Aim of the task: Up to and including the line with "plant_err = [0.02, 0.015, 0.015, 0.01, 0.015, 0.012]", write out the listing from its first line, minus the pictures.

Given information:
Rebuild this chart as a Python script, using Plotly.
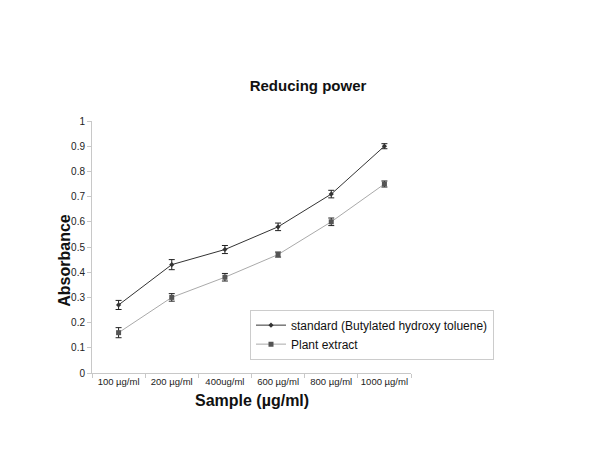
import plotly.graph_objects as go

categories = ["100 µg/ml", "200 µg/ml", "400ug/ml", "600 µg/ml", "800 µg/ml", "1000 µg/ml"]
standard_vals = [0.27, 0.43, 0.49, 0.58, 0.71, 0.90]
standard_err = [0.018, 0.02, 0.016, 0.015, 0.015, 0.01]
plant_vals = [0.16, 0.30, 0.38, 0.47, 0.60, 0.75]
plant_err = [0.02, 0.015, 0.015, 0.01, 0.015, 0.012]

FONT = "Liberation Sans, Arial, Helvetica, sans-serif"

fig = go.Figure()
fig.add_trace(go.Scatter(
    x=categories, y=standard_vals, mode="lines+markers",
    name="standard (Butylated hydroxy toluene)",
    line=dict(color="#333333", width=1),
    marker=dict(symbol="diamond", size=4, color="#333333"),
    error_y=dict(type="data", array=standard_err, visible=True, color="#222222", thickness=1, width=3),
))
fig.add_trace(go.Scatter(
    x=categories, y=plant_vals, mode="lines+markers",
    name="Plant extract",
    line=dict(color="#aaaaaa", width=1),
    marker=dict(symbol="square", size=5, color="#555555"),
    error_y=dict(type="data", array=plant_err, visible=True, color="#222222", thickness=1, width=3),
))

fig.update_layout(
    width=600, height=464,
    paper_bgcolor="white", plot_bgcolor="white",
    margin=dict(l=84, r=197, t=113, b=98.5, autoexpand=False),
    font=dict(family=FONT, color="#222222"),
    showlegend=True,
    legend=dict(
        x=(242 - 84) / 319, y=(365.5 - 302) / 252.5, xanchor="left", yanchor="top",
        bordercolor="#cccccc", borderwidth=1, bgcolor="white",
        font=dict(size=12, color="#111111"),
        itemwidth=30,
    ),
    title=dict(text="<b>Reducing power</b>", x=0.5, xref="container", xanchor="center",
               y=1 - 77.5 / 464, yref="container", yanchor="middle",
               font=dict(size=15, color="#111111")),
    xaxis=dict(
        type="category", showgrid=False, showline=True, linecolor="#c8c8c8", linewidth=1,
        ticks="outside", tickson="boundaries", ticklen=4, tickcolor="#c8c8c8",
        tickfont=dict(size=9.5, color="#222222"), tickangle=0, zeroline=False,
        range=[-0.5, 5.5], automargin=False,
    ),
    yaxis=dict(
        range=[0, 1], dtick=0.1, showgrid=False, showline=True, linecolor="#c8c8c8", linewidth=1,
        ticks="outside", ticklen=4, tickcolor="#c8c8c8",
        tickfont=dict(size=10, color="#222222"), zeroline=False, automargin=False,
    ),
    annotations=[
        dict(text="<b>Absorbance</b>", x=(57 - 84) / 319, y=(365.5 - 253) / 252.5,
             xref="paper", yref="paper", showarrow=False, textangle=-90,
             font=dict(size=16, color="#111111"), xanchor="center", yanchor="middle"),
        dict(text="<b>Sample (µg/ml)</b>", x=0.5, y=-(393 - 365.5) / 252.5,
             xref="paper", yref="paper", showarrow=False,
             font=dict(size=16, color="#111111"), xanchor="center", yanchor="middle"),
    ],
)

fig.write_html("out.html")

Solution to the exercise:
Rebuild this chart as a Python script, using Plotly.
import plotly.graph_objects as go

categories = ["100 µg/ml", "200 µg/ml", "400ug/ml", "600 µg/ml", "800 µg/ml", "1000 µg/ml"]
standard_vals = [0.27, 0.43, 0.49, 0.58, 0.71, 0.90]
standard_err = [0.018, 0.02, 0.016, 0.015, 0.015, 0.01]
plant_vals = [0.16, 0.30, 0.38, 0.47, 0.60, 0.75]
plant_err = [0.02, 0.015, 0.015, 0.01, 0.015, 0.012]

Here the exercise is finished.